In my prejudiced opinion, it's already too late and doomed. Save our troops by bringing them home now.
ustrader
Zooky and Fits, you both have valid points. I would add there are but two words in the authors post that incorporate suttlely much of what you both have said into his analysis. They are RARELY and MAYBE in his heading.

The complexity of Iraq is far from any simplistic incorporation of insurgency though it is a part of what is going on in Iraq, but I would add, we have not but one insurgency but, in my estimation, many.

For example, we have Al-queda against the Coalition, Shia/Iranians coalitions against the Coalition, Sunni Batthist against the Coalition. Then, we have, Shia-Iranian coalitions against Shia-Iraqi coalitions, Shia-Iranian coalitions against Sunni Iraqi coalitions, Sunni Iraqis against Shia-Iranians and Shia-Iraqis and even Sunni Iraqis and Al Queda coalitions against unified Sunni and Shia coalitions. Yet to be added to this mix in any large degree are the Kurds who perhaps in coalition with the American Coalition or separately, take it on against perhaps the Shia-Iranians and Shia Iraqi as well as Sunnia Iraqis or all.

In my humble estimation this more than just even a simplistic view of a Civil War. For if it is a Civil war, it as multi-layered, in many facets of who is friend and foe as the Insurgency scenario I laid out.

On top of that, we have this game of Israeli - Iranian Nukes wink, wink, blink, blink, in the most Volatile deadly region on earth that has been on the verge of a religious war for final domination of Islam and Muslims for sometime irregardless of the US involvement with Iraq.

Who is naive and or so foolishly blinded enough to think and not imagine that even with Saddam still in iron fisted power in Iraq. He and the majority in the region and in Islam, who are Sunni, would not standup to the potential of a nuclear Iran as it moved as it has with or without the US in Iraq, towards bringing as equal colossal madness to this table irregardless of the US intervention in Iraq.

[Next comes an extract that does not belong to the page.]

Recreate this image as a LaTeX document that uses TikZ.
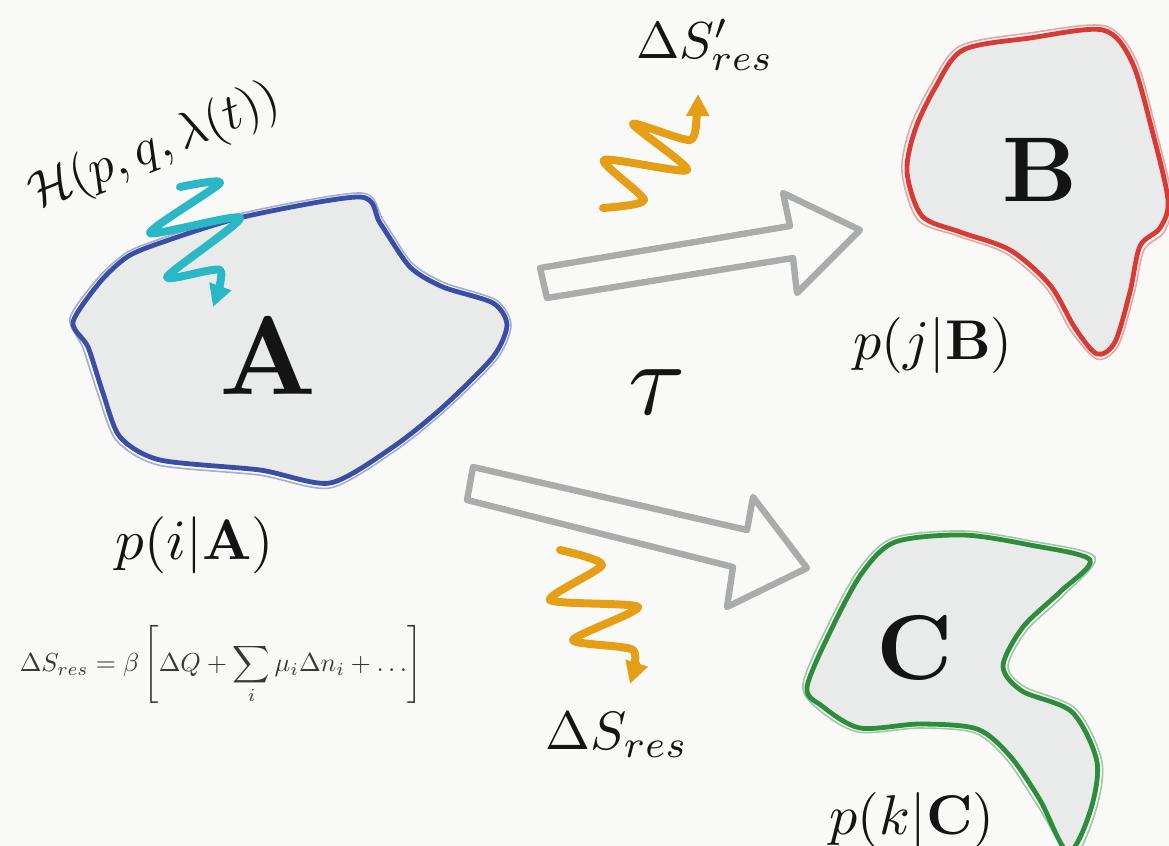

Surely one must recognize why the world rushed to the Gulf in the 1990’s when Saddam tried to unbalance the status quo of power and domination of the worlds life blood oil. Is Iran's future plans and ambitions as it has stated and acted within the region not as threatening now?

Who could not imagine if Saddam was still in power in Iraq and Iranians still moving as they have, irregardless of the US interventions in Iraq and Afghanistan, towards exactly where it is headed now, that all of Sunni Islam and even Israel would not be threatened as equally as we see the threats today from Iran post Iraq. Add to this volatile mix, even without the US in Iraq and Afghanistan, with I might add a vast ability to quickly inflict great damage to anyone one who would attempt to dominate or change the status quo of this absolutely can not do without it oil region.

Who does not get why the world rushed to the Gulf when they saw Saddam’s effort to dominate the regions oil and political landscape. Is Iran’s potential with 4 times the military and a nuke program as equal if not more so a threat to the entire region and the world as was Saddam’s far lesser, but seriously attempted efforts in the 1990’s?

Now inthis altered reality of no US in Iraq, we still all have building, no matter the US intervention in Iraq as most miss assumed is at the root of it all, this regional religious face off for dominance of Islam, oil and the region. Plus we will nukes as was our worst fear Saddam did in 1990.

Then we gave to the world this PC "I want out but I know, though I don’t want to know, cowardly western and worldly addicted ambiguity, vacillating, in between a staying or going colic knowing full well Iran's moving potential to dominate the region Islam and the oil.

Whereby we all know, as in Saddam’s 1990's threat, we are, as then, at the mercy of some who would die and risk being obliterated, merely so that we would die or some of us would die, and, those who did not, would suffer the worst of economic torments. Offering nothing but pain for the survivors from one end of this planet to the other with little positive hope for the near future perhaps 10 or more years afterwards.